POSTED: 2:37 pm EST November 15, 2007
UPDATED: 10:17 am EST November 16, 2007

When you get to work on Friday, you may see more empty chairs than normal. Fridays are big for calling in sick, and with the holiday season almost here, human resources managers expect it to get even worse.

Eyewitness News’ Don Griffin took a look at a sneaky, very risky way some workers are faking illness just to get a day off.

“Pretty much everybody has, hasn't they? I think about everybody has probably faked an illness to get out of work for a day or two,” said one person.

“Qualifying for NASCAR races, this and that, headache you just can't get over, mean can't go to work with a bad headache,” another said.

In fact, Careerbuilder.com did a survey on this. It found 32 percent of the employees it talked to admitted they'd faked an illness, just to get a day off.

Now some employees have found a new way to cheat the system – Web sites that now sells bogus doctor notes.

It also has fake notes for a funeral service, jury duty, or an ER visit. For $20, customers download templates. A few keystrokes and the template becomes an official looking doctor's note.

A few more and there's a funeral program for your Aunt Peggy -- you pick the date.
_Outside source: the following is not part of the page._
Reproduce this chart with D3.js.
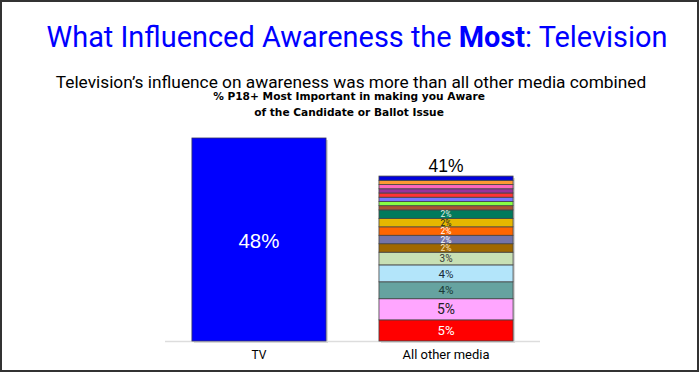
<!DOCTYPE html>
<html>
<head>
<meta charset="utf-8">
<script src="https://cdn.jsdelivr.net/npm/d3@7"></script>
<style>
  html, body { margin: 0; padding: 0; background: #fff; }
  svg { display: block; }
</style>
</head>
<body>
<svg id="chart" width="700" height="373"></svg>
<script>
// ---- data ----
const categories = ["TV", "All other media"];
const tvValue = 48;
const tvLabel = "48%";
const otherTotalLabel = "41%";
// stacked segments of "All other media", bottom to top
const otherValues = [5, 5, 4, 4, 3, 2, 2, 2, 2, 2, 1, 1, 1, 1, 1, 1, 1, 1];
const otherLabels = ["5%", "5%", "4%", "4%", "3%", "2%", "2%", "2%", "2%", "2%", "", "", "", "", "", "", "", ""];
const otherColors = ["#FF0000", "#FFA6FF", "#66A3A0", "#B3E5FA", "#C8E0B4", "#A06800", "#7474A8", "#FF6600", "#E6B800", "#007A5C",
                     "#AA5533", "#88FF44", "#7777FF", "#FF3333", "#993399", "#FF66BB", "#FF9933", "#0000DD"];
const otherLabelColors = ["#ffffff", "#222222", "#1a3a38", "#1a2a3a", "#333333", "#FFE8C0", "#ffffff", "#ffffff", "#222222", "#E0F0E8"];
const otherLabelWidths = [17, 18, 15, 15, 13, 11, 11, 11, 11, 11];

const titleText = ["What Influenced Awareness the ", "Most", ": Television"];
const subtitleText = "Television\u2019s influence on awareness was more than all other media combined";
const chartTitle = ["% P18+ Most Important in making you Aware", "of the Candidate or Ballot Issue"];

// ---- helpers ----
function fit(sel, target) {
  sel.each(function () {
    const el = d3.select(this);
    const fs = parseFloat(el.style("font-size"));
    const w = this.getComputedTextLength();
    if (w > 0) el.style("font-size", (fs * target / w) + "px");
  });
  return sel;
}

// ---- layout ----
const svg = d3.select("#chart");
const W = 700, H = 373;
const font = "'Liberation Sans', Arial, sans-serif";
const tfont = "Roboto, 'Liberation Sans', sans-serif";

svg.append("rect").attr("x", 1).attr("y", 1).attr("width", W - 3).attr("height", H - 3)
  .attr("fill", "#fff").attr("stroke", "#333").attr("stroke-width", 2);

const t = svg.append("text").attr("x", 357).attr("y", 47).attr("text-anchor", "middle")
  .attr("fill", "#0000FF").style("font-family", tfont).style("font-size", "32px");
t.append("tspan").text(titleText[0]);
t.append("tspan").style("font-weight", "bold").text(titleText[1]);
t.append("tspan").text(titleText[2]);
fit(t, 621);

fit(svg.append("text").attr("x", 351).attr("y", 88).attr("text-anchor", "middle")
  .attr("fill", "#000").style("font-family", tfont).style("font-size", "20px")
  .text(subtitleText), 591);

const ct = svg.selectAll("text.ct").data(chartTitle).join("text").attr("class", "ct")
  .attr("x", 349).attr("y", (d, i) => 100 + i * 16).attr("text-anchor", "middle")
  .attr("fill", "#000").style("font-family", "'DejaVu Sans', sans-serif")
  .style("font-size", "11px").style("font-weight", "bold").text(d => d);
fit(ct.filter((d, i) => i === 0), 272);
ct.filter((d, i) => i === 1).style("font-size", ct.filter((d, i) => i === 0).style("font-size"));

const x = d3.scaleBand().domain(categories).range([165, 540]).paddingInner(0.283).paddingOuter(0.144);
const y = d3.scaleLinear().domain([0, 48]).range([341, 138]);

// axis baseline
svg.append("line").attr("x1", 165).attr("x2", 540).attr("y1", 341.5).attr("y2", 341.5)
  .attr("stroke", "#dddddd").attr("stroke-width", 1.5);

// TV bar with shadow
svg.append("rect").attr("x", x("TV") + 2).attr("y", y(tvValue) + 2)
  .attr("width", x.bandwidth()).attr("height", y(0) - y(tvValue))
  .attr("fill", "#d8d8d8");
svg.append("rect").attr("x", x("TV")).attr("y", y(tvValue))
  .attr("width", x.bandwidth()).attr("height", y(0) - y(tvValue))
  .attr("fill", "#0000FF").attr("stroke", "#333366").attr("stroke-width", 0.8);
fit(svg.append("text").attr("x", x("TV") + x.bandwidth() / 2).attr("y", 248)
  .attr("text-anchor", "middle").attr("fill", "#fff")
  .style("font-family", font).style("font-size", "21px")
  .text(tvLabel), 41);

// stacked bar
let cum = 0;
const segs = otherValues.map((v, i) => {
  const s = { v, i, y0: cum, y1: cum + v };
  cum += v;
  return s;
});
const ox = x("All other media"), bw = x.bandwidth();
svg.append("rect").attr("x", ox + 2).attr("y", y(cum) + 2).attr("width", bw).attr("height", y(0) - y(cum))
  .attr("fill", "#d8d8d8");
svg.selectAll("rect.seg").data(segs).join("rect").attr("class", "seg")
  .attr("x", ox).attr("y", d => y(d.y1)).attr("width", bw).attr("height", d => y(d.y0) - y(d.y1))
  .attr("fill", d => otherColors[d.i]).attr("stroke", "#444").attr("stroke-width", 0.8);
svg.selectAll("text.seglab").data(segs.filter(d => otherLabels[d.i])).join("text").attr("class", "seglab")
  .attr("text-anchor", "middle").attr("fill", d => otherLabelColors[d.i])
  .style("font-family", tfont)
  .style("font-size", "10px")
  .text(d => otherLabels[d.i])
  .each(function (d) {
    const el = d3.select(this);
    fit(el, otherLabelWidths[d.i]);
    const fs = parseFloat(el.style("font-size"));
    el.attr("x", ox + bw / 2).attr("y", (y(d.y0) + y(d.y1)) / 2 + fs * 0.36);
  });
fit(svg.append("text").attr("x", ox + bw / 2).attr("y", 172).attr("text-anchor", "middle")
  .attr("fill", "#000").style("font-family", font).style("font-size", "18px")
  .text(otherTotalLabel), 35);

// category labels
const catW = [15, 87];
svg.selectAll("text.cat").data(categories).join("text").attr("class", "cat")
  .attr("x", d => x(d) + x.bandwidth() / 2).attr("y", 359).attr("text-anchor", "middle")
  .attr("fill", "#000").style("font-family", tfont).style("font-size", "13px")
  .text(d => d)
  .each(function (d, i) { fit(d3.select(this), catW[i]); });
</script>
</body>
</html>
"It looks very legitimate,” said Kenny Colbert, president of The Employers Association in south Charlotte.

He said the detail on the doctor's notes is enough to fool most bosses.

“The reason they're out of work here, it says accident last Wednesday, it's got the dates and the limitations and the reasons they need to be out of work,” he explained. “It's good. It's a good fake.”

Throw in the fact that HPPA laws don't let employers call the doctor to check, and that's a free day off. But on the jury duty summons -- not so quick.

Colbert said with no seal or logo, it looks like what it is -- a phony.

“As an employer, I would certainly question this one and say I smell a rat here,” he said.

Colbert said the funeral program looks dicey too -- very plain with no logo for the funeral home. But, he said, funeral leave is a touchy area and hard to prove.

“What some employers will actually do is, I’ve seen them go to these steps is, ‘I want you to bring a copy of a death certificate,’ or ‘I want you to bring an obit from a newspaper,’ or something from a funeral home,” he said.

Colbert says 60 percent of companies in the Charlotte area have a use-it-or-lose-it sick day policy, which can contribute to abuse. He said a better option is to let those days roll over or buy them back at a reduced rate.

The Web site offering these notes clearly says, "for entertainment use only". But be warned, at most companies a fake note could be grounds for dismissal.

“If they're falsifying that, what else are they falsifying in the workplace?” Colbert said. Colbert also had this suggestion for employers -- make your own sick forms and tell your workers they have to have the doctor fill those out.

By the way, Mondays and Fridays are the top days for calling in sick. Bosses know that and tend to get more suspicious on those days.